Firstly, a few months ago I was very excited to be asked by iPhone app company GPSmyCity to write a GPS guided walking tour of Shanghai. My very own app! I was given free reign to write a tour of my own devising, so I decided to write about the Old City, the area of Shanghai I love the most. It took weeks of taking photos, and recording the audio over and over again until I sounded like I was just having a chat, rather than giving a high-school presentation, and it was finally published before Christmas. It's so easy (and daunting) for tourists to get lost in Shanghai, that they rarely stray off the tourist track. So GPSmyCity had this fabulous idea of making tours all round the world utilising the clever GPS thingy in your iPhone. You just take your iPhone, and walk around the old streets of Shanghai with my little voice in your ear telling you what you're seeing and all the while not getting lost. Brilliant. You don't even need to be able to speak Chinese.
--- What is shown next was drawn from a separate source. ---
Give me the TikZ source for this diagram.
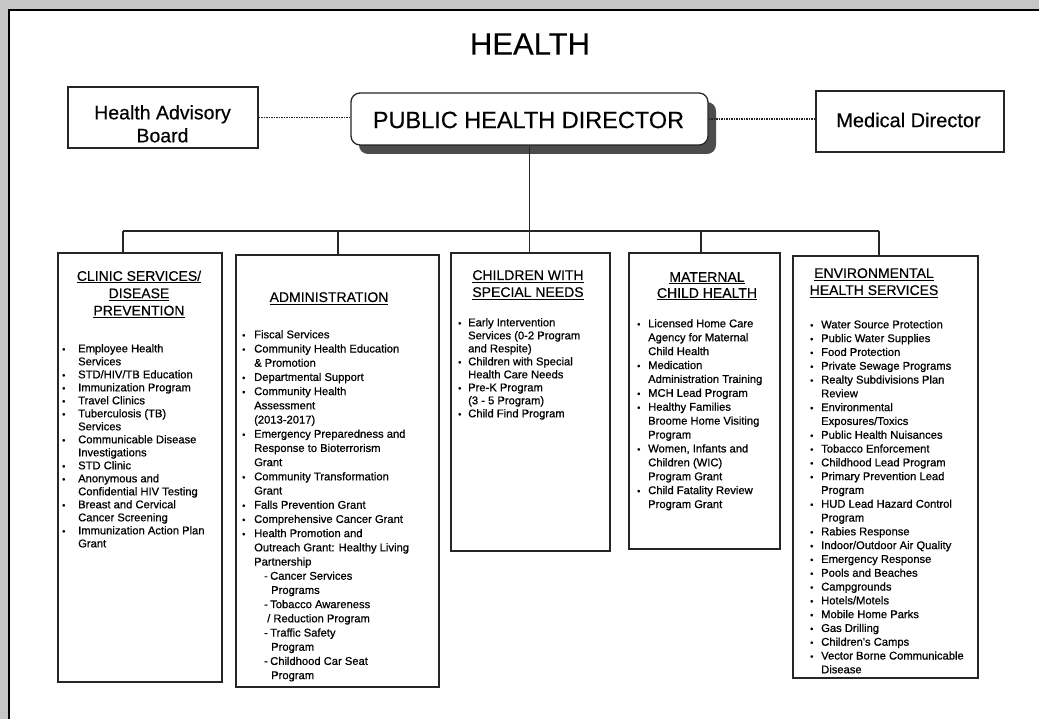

The tour The Old City - Hidden Secrets is available for the tiny price of $2.99 through the App store  and you can also see it at the GPSmyCity website too. I've got another two in the pipeline,  French Concession tour, and the Bund and Nanjing Road. Just working on that relaxed tour-guide voice.







Secondly, I have started writing online for Shanghai City Weekend, as their new blogger. I'm hoping to encourage expats living in Shanghai to just get out there and try something new each week, new places, new experiences, new foods. 

Try Everything Once..... features every Friday on the City weekend website. And my first print article for City Weekend monthly magazine will be out in February. Exciting!






Thirdly and lastly, for foodies who love to read, the Foodie's Reading Challenge 2011 has invited all of us food-lovers to read more books about food, cookbooks, cooking biographies, and novels with a food theme in 2011. The website will be like a portal for discussion and reviews on the books you've read. 


The Foodie's Reading Challenge 2011 invites you to be a 
I for one, have a long list of books I'd like to read about Chinese food (like Musings of a Chinese Gourmet, written in 1954 by F.T Cheng to educate westerners about Chinese food), so I've taken up the challenge as a Gourmet, with a view to reviewing 12 books, one every month on Life on Nanchang Lu. 

I invite you to join in too!



So, enough news already. Back to food and travels tomorrow......Happy New Year!